Robert Lipsyte had a truly excellent essay on the back page of the New York Times Book Review this week. He discussed the frayed, borderline dysfunctional relationship between teenage boys and fiction, something that is not too hard to notice if you spend a lot of time with teenagers, teen fiction, or both. I myself am reasonably happy if I can set a fiction-averse boy up with a basketball novel, or one of the sci-fi novels that, in Lipsyte's words, "read like video game manuals."
Lipsyte would not be reasonably happy about such an outcome. He argues, passionately and convincingly, that boys need "reading that will prick their dormant empathy, involve them with fictional characters and lead them into deeper engagement with their own lives."

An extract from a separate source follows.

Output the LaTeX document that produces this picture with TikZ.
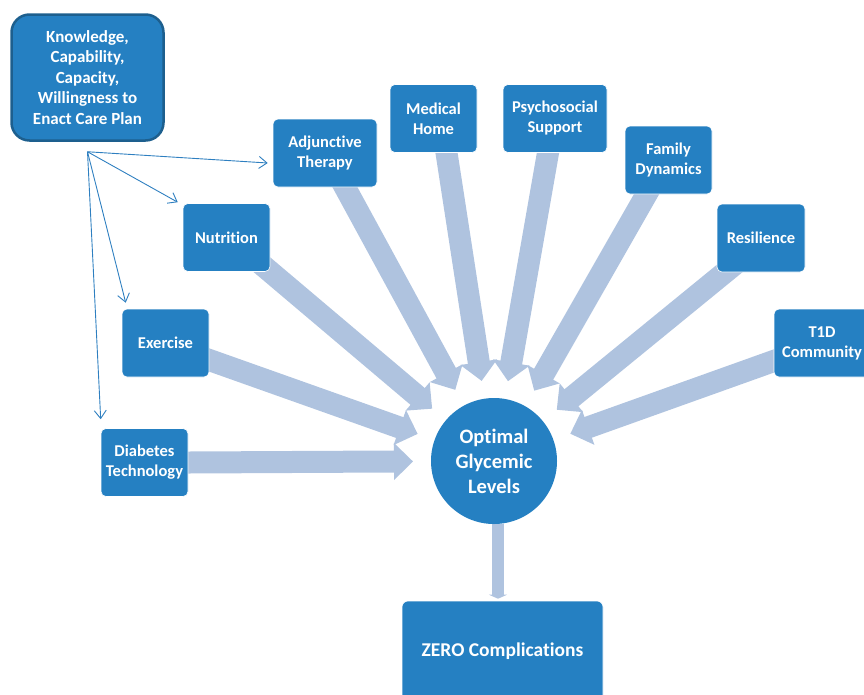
\documentclass[tikz,border=0pt]{standalone}
\usepackage{fontspec}
\setmainfont{Carlito}[Ligatures=NoCommon]
\usetikzlibrary{arrows.meta,calc,backgrounds}

\definecolor{boxblue}{HTML}{2580C2}
\definecolor{darkedge}{HTML}{1D5F8E}
\definecolor{arrowblue}{HTML}{AFC3DF}
\definecolor{linkblue}{HTML}{2E7FC0}

\begin{document}
\begin{tikzpicture}[x=1pt,y=-1pt,>=latex]
  \tikzstyle{factor} = [draw=white, line width=0.6pt, fill=boxblue, rectangle, rounded corners=5pt, inner sep=0pt, minimum height=68pt, text=white, align=center, font={\fontsize{16.5}{20}\selectfont\bfseries}]
  \tikzstyle{source} = [factor, draw=darkedge, line width=2.5pt, rounded corners=18pt, minimum width=152pt, minimum height=126pt, font={\fontsize{17}{20.5}\selectfont\bfseries}]
  \tikzstyle{goal} = [circle, fill=boxblue, inner sep=0pt, minimum size=126pt, text=white, align=center, font={\fontsize{20.5}{25}\selectfont\bfseries}]
  \tikzstyle{outcome} = [factor, rounded corners=6pt, minimum width=201pt, minimum height=100pt, font={\fontsize{19.5}{23}\selectfont\bfseries}]

  \tikzstyle{feed} = [draw=arrowblue, line width=22pt, -{Triangle[length=19pt,width=36pt]}];
  \tikzstyle{link} = [draw=linkblue, line width=0.9pt, -{Straight Barb[length=8pt,width=12pt]}];

  \useasboundingbox (0,0) rectangle (864,694);

  % boxes
  \node[source] (know) at (87.5,77.5) {Knowledge,\\Capability,\\Capacity,\\Willingness to\\Enact Care Plan};
  \node[factor, minimum width=104pt] (adj)  at (325,153)     {Adjunctive\\Therapy};
  \node[factor, minimum width=87pt]  (med)  at (433.5,118.5) {Medical\\Home};
  \node[factor, minimum width=104pt] (psy)  at (555,118.5)   {Psychosocial\\Support};
  \node[factor, minimum width=87pt]  (fam)  at (668.5,160)   {Family\\Dynamics};
  \node[factor, minimum width=88pt]  (res)  at (761,238)     {Resilience};
  \node[factor, minimum width=96pt]  (tod)  at (822,343)     {T1D\\Community};
  \node[factor, minimum width=87pt]  (nut)  at (226.5,237.5) {Nutrition};
  \node[factor, minimum width=87pt]  (ex)   at (165.5,343)   {Exercise};
  \node[factor, minimum width=87pt]  (diab) at (144.5,462.5) {Diabetes\\Technology};

  \node[goal] (glyc) at (494,461) {Optimal\\Glycemic\\Levels};
  \node[outcome] (zero) at (502.5,651) {ZERO Complications};

  % where the wide arrows leave the boxes
  \coordinate (sDiab) at (diab.east);
  \coordinate (sEx)   at ([yshift=-17pt]ex.east);
  \coordinate (sNut)  at (nut.south east);
  \coordinate (sAdj)  at ([xshift=20pt]adj.south);
  \coordinate (sMed)  at ([xshift=13pt]med.south);
  \coordinate (sPsy)  at ([xshift=-7pt]psy.south);
  \coordinate (sFam)  at ([xshift=-22pt]fam.south);
  \coordinate (sRes)  at ([xshift=-36pt]res.south);
  \coordinate (sTod)  at ([yshift=-18pt]tod.west);

  \begin{scope}[on background layer]
    \foreach \s in {sDiab,sEx,sNut,sAdj,sMed,sPsy,sFam,sRes,sTod}
      \draw[feed] ($(\s)!-14pt!(glyc.center)$) -- ($(glyc.center)!81pt!(\s)$);
    \draw[feed, line width=12pt, -{Triangle[length=4pt,width=18pt]}, shorten >=2pt]
      ([xshift=4pt]glyc.south) -- ([xshift=-4.5pt]zero.north);
  \end{scope}

  % thin arrows from the care plan box
  \coordinate (hub) at ([yshift=-10pt]know.south);
  \draw[link] (hub) -- ([shift={(-5pt,-10pt)}]adj.west);
  \draw[link] (hub) -- ([shift={(-5pt,1pt)}]nut.north west);
  \draw[link] (hub) -- ([shift={(4pt,6pt)}]ex.north west);
  \draw[link] (hub) -- ([shift={(0pt,9pt)}]diab.north west);
\end{tikzpicture}
\end{document}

Reading like Robot Dreams. Reading like Darth Paper Strikes Back.
(Briefly let me address the fact that both of these books are shelved in the kids' section: you can't have teenage boys who seek out fiction that incorporates emotional themes if you never had middle grade boys who were comfortable with such books.)
Darth Paper is an origami finger puppet created by seventh-grade spoilsport Harvey. Harvey is one of those kids who gets extremely frustrated when people don't see things his way. Later in life, people like Harvey run for City Council. In middle school, they generally just stomp around going, "Aaargh!" In the previous Origami Yoda book, Harvey was the one sixth grader who never could accept the mystical origin of Origami Yoda's wisdom.
In this book, Harvey seems to have gone over to the Dark Side all the way. He and Darth Paper go all-out to challenge Dwight, Origami Yoda's creator and, er, operator. When Origami Yoda delivers a piece of advice to a cheerleader that could be construed as threatening speech, Harvey makes sure that it is. Dwight gets in truly gigantic trouble, in part because he has a history of odd behavior - behavior such as going around school with a puppet on his finger, and is kicked out of school pending review by the school board.
Oh, man! This is when our faithful narrator, relatively normal Tommy, springs into action. Just as in The Strange Case of Origami Yoda, he begins assembling a case file, asking his classmates to contribute their stories of Dwight (and Origami Yoda's) kindness, problem-solving and persistence.
Tommy eventually presents his case file to the school board, but wouldn't you know it, Harvey is there too, to give his side of the story. The ending is a real surprise, and even though anyone who's seen Return of the Jedi might have guessed there would be a moment of redemption just when all seemed darkest, none of the readers in my house could figure just how that was going to play out.
AND it's funny. LOL funny. Full of expressive, word-perfect middle school dialogue. Plus there are origami instructions, and two pencil-and-paper games that you can learn to make in about a minute. My kids have not stopped playing Beggar's Canyon Podrace (above is Milo's Santa Fe Loop course) since they got up this morning.
This is what I think, for boys. I look at a funny novel full of feeling like this one or like The Absolutely True Diary of a Part-Time Indian; and I look at a wordless novel full of feeling like Robot Dreams
; and then I think about The Book Thief
, Holes
(another book that Angleberger name-checks here), and Hatchet
, which are all emotionally intense books that boys will read... and I think, just don't embarrass them. Put your characters in enough peril that strong emotional responses are perfectly justified, or make it funny, or keep the words to a minimum. Give them a chance to access their own feelings while they appear to be doing something else.
"Heard of a Jedi mind trick you have, hmmm?"